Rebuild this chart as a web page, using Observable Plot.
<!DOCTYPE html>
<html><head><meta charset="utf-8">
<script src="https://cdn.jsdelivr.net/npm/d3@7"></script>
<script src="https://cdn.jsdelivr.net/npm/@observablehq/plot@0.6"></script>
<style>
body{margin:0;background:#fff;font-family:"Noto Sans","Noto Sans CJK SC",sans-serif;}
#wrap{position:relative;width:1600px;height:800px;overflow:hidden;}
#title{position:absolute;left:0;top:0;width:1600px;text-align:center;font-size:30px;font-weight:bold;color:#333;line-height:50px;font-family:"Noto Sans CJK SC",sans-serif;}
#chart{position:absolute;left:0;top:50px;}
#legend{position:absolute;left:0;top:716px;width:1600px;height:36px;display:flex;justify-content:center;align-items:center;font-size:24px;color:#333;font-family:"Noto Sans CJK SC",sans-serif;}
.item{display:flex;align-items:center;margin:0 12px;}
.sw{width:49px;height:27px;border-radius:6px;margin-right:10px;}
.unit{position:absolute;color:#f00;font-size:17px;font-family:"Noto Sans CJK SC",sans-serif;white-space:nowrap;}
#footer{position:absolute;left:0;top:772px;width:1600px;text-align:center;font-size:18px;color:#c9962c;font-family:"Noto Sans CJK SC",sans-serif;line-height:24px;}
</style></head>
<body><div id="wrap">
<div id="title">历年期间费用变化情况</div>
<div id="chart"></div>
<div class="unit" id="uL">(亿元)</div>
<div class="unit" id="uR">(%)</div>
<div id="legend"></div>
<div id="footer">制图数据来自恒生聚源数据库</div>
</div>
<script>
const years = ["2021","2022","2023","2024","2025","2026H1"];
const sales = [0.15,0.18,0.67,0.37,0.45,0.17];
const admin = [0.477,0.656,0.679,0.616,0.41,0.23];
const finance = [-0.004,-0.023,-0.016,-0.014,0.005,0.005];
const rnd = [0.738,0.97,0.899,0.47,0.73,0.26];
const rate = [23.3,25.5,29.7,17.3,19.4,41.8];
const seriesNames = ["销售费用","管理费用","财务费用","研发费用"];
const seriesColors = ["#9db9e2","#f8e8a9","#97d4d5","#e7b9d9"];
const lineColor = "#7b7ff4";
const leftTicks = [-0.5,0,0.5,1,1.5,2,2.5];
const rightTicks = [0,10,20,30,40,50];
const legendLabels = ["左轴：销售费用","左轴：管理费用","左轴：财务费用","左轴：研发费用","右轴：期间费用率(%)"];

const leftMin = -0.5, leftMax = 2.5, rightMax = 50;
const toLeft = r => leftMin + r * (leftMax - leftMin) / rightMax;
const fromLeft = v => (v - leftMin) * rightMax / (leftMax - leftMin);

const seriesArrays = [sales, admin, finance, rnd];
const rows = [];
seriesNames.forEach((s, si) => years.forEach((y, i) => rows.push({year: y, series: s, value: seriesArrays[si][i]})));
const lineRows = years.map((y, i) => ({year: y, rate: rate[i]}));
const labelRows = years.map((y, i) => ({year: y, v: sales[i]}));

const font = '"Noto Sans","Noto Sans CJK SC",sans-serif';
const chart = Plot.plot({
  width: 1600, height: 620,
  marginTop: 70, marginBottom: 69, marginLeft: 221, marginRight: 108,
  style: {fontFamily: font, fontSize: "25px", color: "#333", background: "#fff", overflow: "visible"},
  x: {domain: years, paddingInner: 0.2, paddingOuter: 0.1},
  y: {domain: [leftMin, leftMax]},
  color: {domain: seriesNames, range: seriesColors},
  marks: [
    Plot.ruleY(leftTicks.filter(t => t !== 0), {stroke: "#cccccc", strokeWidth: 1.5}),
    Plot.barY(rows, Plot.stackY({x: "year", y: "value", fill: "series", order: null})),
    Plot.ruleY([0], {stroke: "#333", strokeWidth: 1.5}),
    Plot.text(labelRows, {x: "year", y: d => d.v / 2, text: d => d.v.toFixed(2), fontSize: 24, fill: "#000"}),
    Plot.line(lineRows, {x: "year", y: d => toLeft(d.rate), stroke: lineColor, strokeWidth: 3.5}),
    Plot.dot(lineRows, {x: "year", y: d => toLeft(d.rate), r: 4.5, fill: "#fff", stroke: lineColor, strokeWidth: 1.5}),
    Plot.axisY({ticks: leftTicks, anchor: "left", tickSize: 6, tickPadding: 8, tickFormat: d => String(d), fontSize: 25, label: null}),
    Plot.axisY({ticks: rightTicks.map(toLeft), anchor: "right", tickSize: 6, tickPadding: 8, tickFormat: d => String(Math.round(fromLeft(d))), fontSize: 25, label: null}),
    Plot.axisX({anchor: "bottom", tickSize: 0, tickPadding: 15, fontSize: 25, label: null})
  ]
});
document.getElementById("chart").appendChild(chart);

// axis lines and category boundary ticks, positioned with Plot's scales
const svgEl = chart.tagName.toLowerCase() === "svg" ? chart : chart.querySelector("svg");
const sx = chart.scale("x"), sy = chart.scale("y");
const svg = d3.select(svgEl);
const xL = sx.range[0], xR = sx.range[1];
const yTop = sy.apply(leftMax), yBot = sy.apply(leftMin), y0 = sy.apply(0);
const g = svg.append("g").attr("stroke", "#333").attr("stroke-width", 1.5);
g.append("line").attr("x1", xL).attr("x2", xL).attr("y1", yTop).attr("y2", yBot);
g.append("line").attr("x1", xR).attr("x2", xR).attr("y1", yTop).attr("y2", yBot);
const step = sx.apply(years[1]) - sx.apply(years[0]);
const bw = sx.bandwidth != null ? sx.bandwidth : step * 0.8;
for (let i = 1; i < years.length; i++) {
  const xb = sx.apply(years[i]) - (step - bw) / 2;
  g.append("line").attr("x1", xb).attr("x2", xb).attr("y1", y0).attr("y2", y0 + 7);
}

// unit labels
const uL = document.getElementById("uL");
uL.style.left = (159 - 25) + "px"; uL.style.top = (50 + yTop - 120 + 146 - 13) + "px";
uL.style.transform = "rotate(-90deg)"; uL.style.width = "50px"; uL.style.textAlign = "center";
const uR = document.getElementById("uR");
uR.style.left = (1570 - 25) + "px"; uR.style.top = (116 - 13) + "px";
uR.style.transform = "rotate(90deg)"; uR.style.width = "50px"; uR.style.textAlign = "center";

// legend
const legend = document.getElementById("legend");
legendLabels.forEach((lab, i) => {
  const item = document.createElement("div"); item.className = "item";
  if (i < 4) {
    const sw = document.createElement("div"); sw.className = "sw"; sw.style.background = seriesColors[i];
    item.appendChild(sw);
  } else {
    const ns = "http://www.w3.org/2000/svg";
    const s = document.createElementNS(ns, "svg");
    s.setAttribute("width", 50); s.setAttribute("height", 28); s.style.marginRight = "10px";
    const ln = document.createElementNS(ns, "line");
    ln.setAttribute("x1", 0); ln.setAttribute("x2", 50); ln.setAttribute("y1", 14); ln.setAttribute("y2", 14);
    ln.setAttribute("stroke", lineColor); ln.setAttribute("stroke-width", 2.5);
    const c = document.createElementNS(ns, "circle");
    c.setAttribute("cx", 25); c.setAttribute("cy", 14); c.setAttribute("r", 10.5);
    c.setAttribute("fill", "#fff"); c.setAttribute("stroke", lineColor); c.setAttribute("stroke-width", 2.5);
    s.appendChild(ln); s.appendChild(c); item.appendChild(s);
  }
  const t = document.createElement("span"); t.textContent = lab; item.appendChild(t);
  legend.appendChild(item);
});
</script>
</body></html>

...

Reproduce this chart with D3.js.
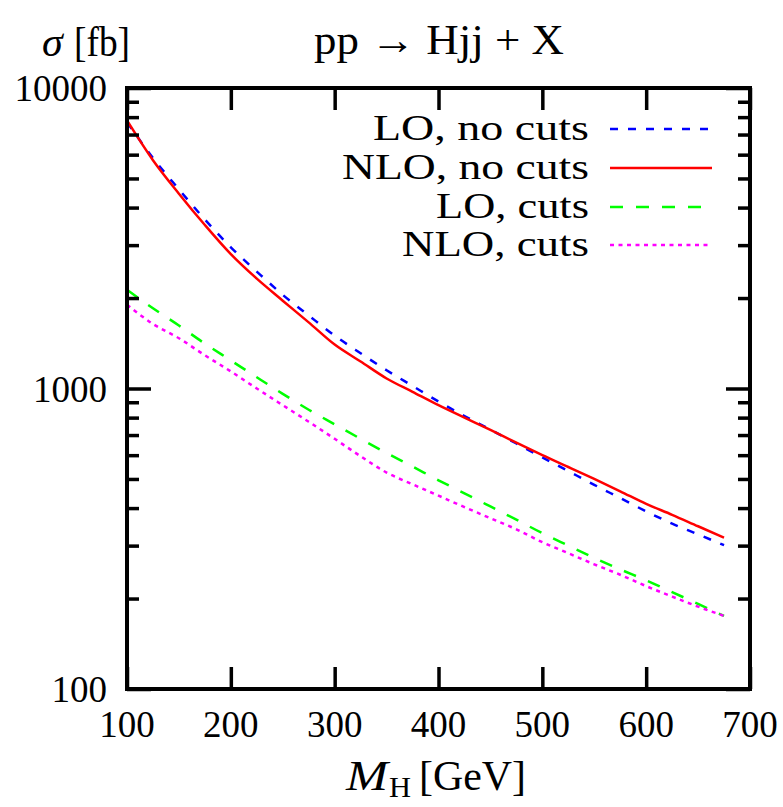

...

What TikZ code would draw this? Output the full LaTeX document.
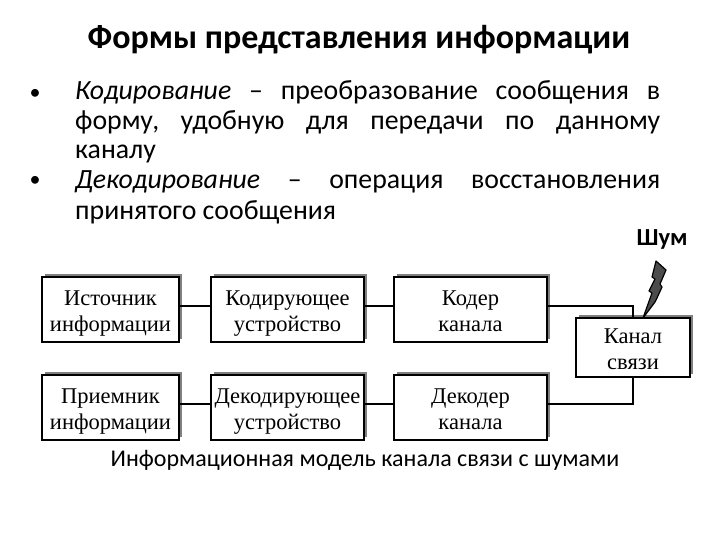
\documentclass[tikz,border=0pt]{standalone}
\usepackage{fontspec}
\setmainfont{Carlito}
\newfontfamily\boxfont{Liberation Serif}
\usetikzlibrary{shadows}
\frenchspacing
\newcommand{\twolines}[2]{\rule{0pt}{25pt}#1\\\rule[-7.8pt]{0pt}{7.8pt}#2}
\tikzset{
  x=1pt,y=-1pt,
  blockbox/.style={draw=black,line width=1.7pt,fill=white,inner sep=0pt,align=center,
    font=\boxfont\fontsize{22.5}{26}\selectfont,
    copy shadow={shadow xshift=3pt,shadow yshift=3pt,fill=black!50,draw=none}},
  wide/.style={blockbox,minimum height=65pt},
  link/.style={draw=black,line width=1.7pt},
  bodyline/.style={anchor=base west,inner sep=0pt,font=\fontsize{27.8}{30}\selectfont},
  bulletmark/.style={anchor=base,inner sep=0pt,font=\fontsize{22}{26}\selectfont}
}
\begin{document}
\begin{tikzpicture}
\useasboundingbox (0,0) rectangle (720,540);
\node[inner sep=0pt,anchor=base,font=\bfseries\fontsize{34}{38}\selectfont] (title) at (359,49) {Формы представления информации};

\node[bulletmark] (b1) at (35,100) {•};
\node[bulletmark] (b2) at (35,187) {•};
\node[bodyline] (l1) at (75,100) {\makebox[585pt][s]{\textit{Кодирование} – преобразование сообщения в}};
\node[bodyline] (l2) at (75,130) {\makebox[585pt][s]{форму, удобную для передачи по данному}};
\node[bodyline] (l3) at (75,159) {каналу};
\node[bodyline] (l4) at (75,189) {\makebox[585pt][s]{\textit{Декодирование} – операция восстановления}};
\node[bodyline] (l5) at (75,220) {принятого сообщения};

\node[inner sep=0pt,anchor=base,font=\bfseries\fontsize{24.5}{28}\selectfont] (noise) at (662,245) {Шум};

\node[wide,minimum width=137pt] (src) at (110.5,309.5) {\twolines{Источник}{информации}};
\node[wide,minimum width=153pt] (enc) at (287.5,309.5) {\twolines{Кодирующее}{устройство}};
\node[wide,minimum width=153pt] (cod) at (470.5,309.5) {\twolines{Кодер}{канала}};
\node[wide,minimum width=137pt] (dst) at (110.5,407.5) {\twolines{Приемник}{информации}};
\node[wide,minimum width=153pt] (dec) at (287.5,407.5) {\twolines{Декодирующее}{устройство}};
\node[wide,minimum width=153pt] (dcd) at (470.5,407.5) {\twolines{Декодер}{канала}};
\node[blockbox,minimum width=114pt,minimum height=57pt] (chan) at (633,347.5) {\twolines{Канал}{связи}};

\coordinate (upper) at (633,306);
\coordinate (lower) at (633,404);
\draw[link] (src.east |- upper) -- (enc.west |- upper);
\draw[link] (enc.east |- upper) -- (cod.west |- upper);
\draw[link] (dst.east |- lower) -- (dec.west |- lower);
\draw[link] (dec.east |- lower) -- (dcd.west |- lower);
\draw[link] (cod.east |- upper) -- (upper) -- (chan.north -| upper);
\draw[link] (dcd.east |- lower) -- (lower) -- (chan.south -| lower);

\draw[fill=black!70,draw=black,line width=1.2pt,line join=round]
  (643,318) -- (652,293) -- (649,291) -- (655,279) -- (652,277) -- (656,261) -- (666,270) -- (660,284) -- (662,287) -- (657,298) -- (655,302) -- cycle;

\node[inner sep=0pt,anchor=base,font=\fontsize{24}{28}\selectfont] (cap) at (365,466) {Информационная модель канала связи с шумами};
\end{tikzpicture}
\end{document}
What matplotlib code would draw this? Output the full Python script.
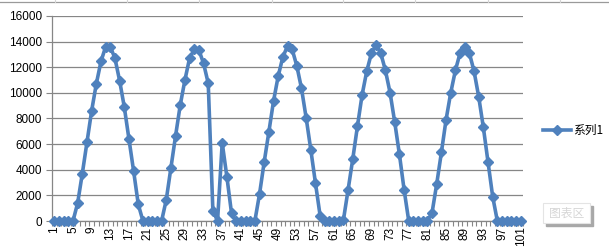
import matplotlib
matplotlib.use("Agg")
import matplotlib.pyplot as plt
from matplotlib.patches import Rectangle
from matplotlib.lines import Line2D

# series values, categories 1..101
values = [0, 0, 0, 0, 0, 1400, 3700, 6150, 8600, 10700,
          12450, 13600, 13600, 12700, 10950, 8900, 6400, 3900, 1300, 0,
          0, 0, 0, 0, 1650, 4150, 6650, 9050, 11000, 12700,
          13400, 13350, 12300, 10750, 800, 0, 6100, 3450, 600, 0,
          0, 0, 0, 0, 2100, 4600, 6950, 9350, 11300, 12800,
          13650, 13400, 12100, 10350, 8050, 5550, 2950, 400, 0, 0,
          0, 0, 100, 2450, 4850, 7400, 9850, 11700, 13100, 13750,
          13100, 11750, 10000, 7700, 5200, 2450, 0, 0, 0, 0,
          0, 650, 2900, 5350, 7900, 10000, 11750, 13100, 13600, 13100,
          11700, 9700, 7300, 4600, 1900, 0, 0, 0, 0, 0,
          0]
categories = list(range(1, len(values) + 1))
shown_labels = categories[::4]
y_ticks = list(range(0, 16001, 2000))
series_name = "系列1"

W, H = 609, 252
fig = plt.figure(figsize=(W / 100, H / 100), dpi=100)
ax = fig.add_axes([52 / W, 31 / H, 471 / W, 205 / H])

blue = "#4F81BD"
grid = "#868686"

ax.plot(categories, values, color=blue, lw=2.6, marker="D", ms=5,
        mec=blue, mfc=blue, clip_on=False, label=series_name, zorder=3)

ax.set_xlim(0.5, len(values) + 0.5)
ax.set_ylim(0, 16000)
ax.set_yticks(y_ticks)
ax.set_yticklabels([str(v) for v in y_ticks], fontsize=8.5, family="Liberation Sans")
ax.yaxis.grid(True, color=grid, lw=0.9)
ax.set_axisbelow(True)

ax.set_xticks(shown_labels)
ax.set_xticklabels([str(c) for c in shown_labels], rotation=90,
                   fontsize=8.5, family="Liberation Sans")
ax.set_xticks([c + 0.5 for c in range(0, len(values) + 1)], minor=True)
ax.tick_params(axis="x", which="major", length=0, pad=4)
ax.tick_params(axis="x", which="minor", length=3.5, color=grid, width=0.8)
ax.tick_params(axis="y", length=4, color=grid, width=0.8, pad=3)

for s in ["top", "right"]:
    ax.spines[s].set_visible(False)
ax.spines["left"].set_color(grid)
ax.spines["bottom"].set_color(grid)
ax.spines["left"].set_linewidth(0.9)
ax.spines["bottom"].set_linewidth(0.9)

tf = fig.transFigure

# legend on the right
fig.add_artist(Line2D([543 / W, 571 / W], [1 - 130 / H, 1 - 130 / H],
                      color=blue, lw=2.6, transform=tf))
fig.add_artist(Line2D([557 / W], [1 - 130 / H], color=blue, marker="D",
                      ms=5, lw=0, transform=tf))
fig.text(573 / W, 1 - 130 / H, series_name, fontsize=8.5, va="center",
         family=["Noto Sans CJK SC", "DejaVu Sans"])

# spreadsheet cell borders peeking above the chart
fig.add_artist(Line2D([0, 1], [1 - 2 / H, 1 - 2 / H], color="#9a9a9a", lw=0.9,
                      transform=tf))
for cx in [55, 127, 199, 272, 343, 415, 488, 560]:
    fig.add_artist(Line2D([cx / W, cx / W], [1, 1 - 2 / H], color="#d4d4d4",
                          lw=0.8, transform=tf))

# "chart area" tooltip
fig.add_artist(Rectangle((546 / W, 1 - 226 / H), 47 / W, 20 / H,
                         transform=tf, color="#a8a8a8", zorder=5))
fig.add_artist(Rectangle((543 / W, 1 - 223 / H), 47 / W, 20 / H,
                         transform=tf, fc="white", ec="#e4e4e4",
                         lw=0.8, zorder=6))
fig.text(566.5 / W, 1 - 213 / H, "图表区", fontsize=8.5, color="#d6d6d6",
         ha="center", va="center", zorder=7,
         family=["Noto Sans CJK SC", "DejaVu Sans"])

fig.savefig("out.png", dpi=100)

▶ [REQUIRED TASK] State how many lines of the listing above include the word "code". Give nothing but the number.

▶ [EXERCISE RESULT] 2